[start COLLECTED MATERIAL]

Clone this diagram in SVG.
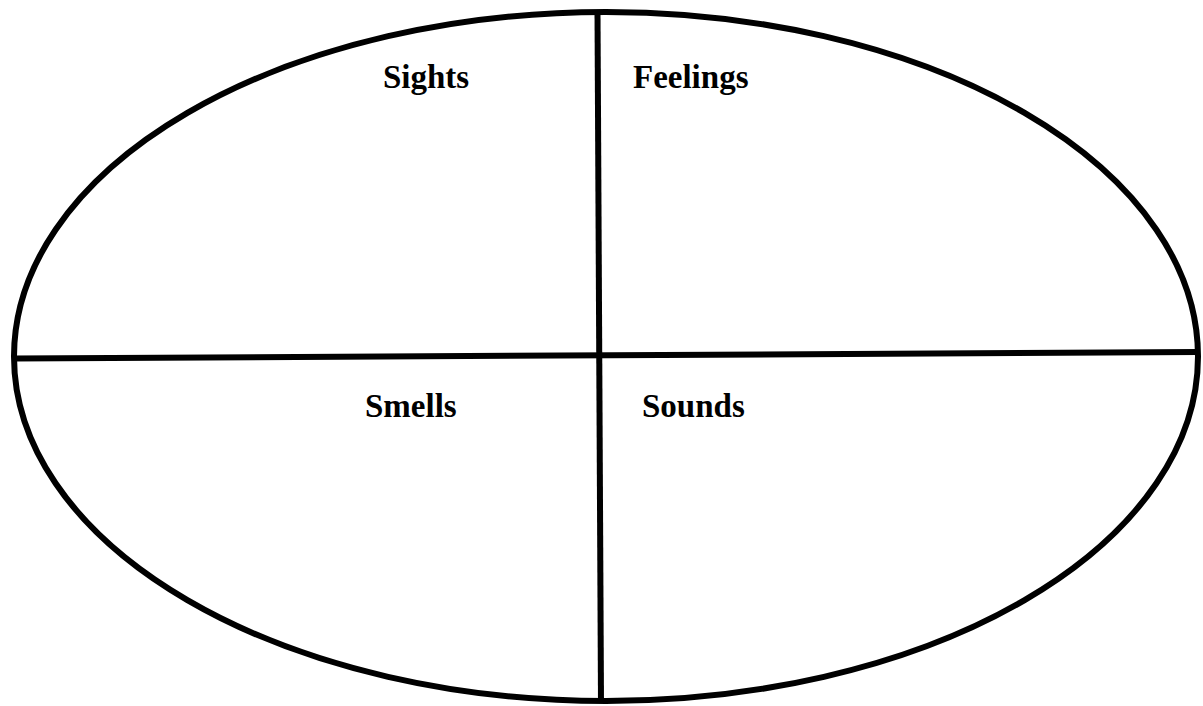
<svg xmlns="http://www.w3.org/2000/svg" width="1203" height="706" viewBox="0 0 1203 706">
<style>
.ln{stroke:#000;stroke-width:6;fill:none}
.lb{font-family:"Liberation Serif","Times New Roman",serif;font-weight:bold;font-size:33px;fill:#000}
</style>
<rect width="1203" height="706" fill="#fff"/>
<g id="outline"><ellipse class="ln" cx="606" cy="356.5" rx="592" ry="344.5"/></g>
<g id="connectors">
<line class="ln" x1="597.5" y1="12" x2="601" y2="701"/>
<line class="ln" x1="14" y1="358.5" x2="1198" y2="352"/>
</g>
<g id="sights"><text class="lb" x="383" y="88">Sights</text></g>
<g id="feelings"><text class="lb" x="633" y="88">Feelings</text></g>
<g id="smells"><text class="lb" x="365" y="417">Smells</text></g>
<g id="sounds"><text class="lb" x="642" y="417">Sounds</text></g>
</svg>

[end COLLECTED MATERIAL]

Omit any images, then output the listing exactly.

Clone this diagram in SVG.
<svg xmlns="http://www.w3.org/2000/svg" width="1203" height="706" viewBox="0 0 1203 706">
<style>
.ln{stroke:#000;stroke-width:6;fill:none}
.lb{font-family:"Liberation Serif","Times New Roman",serif;font-weight:bold;font-size:33px;fill:#000}
</style>
<rect width="1203" height="706" fill="#fff"/>
<g id="outline"><ellipse class="ln" cx="606" cy="356.5" rx="592" ry="344.5"/></g>
<g id="connectors">
<line class="ln" x1="597.5" y1="12" x2="601" y2="701"/>
<line class="ln" x1="14" y1="358.5" x2="1198" y2="352"/>
</g>
<g id="sights"><text class="lb" x="383" y="88">Sights</text></g>
<g id="feelings"><text class="lb" x="633" y="88">Feelings</text></g>
<g id="smells"><text class="lb" x="365" y="417">Smells</text></g>
<g id="sounds"><text class="lb" x="642" y="417">Sounds</text></g>
</svg>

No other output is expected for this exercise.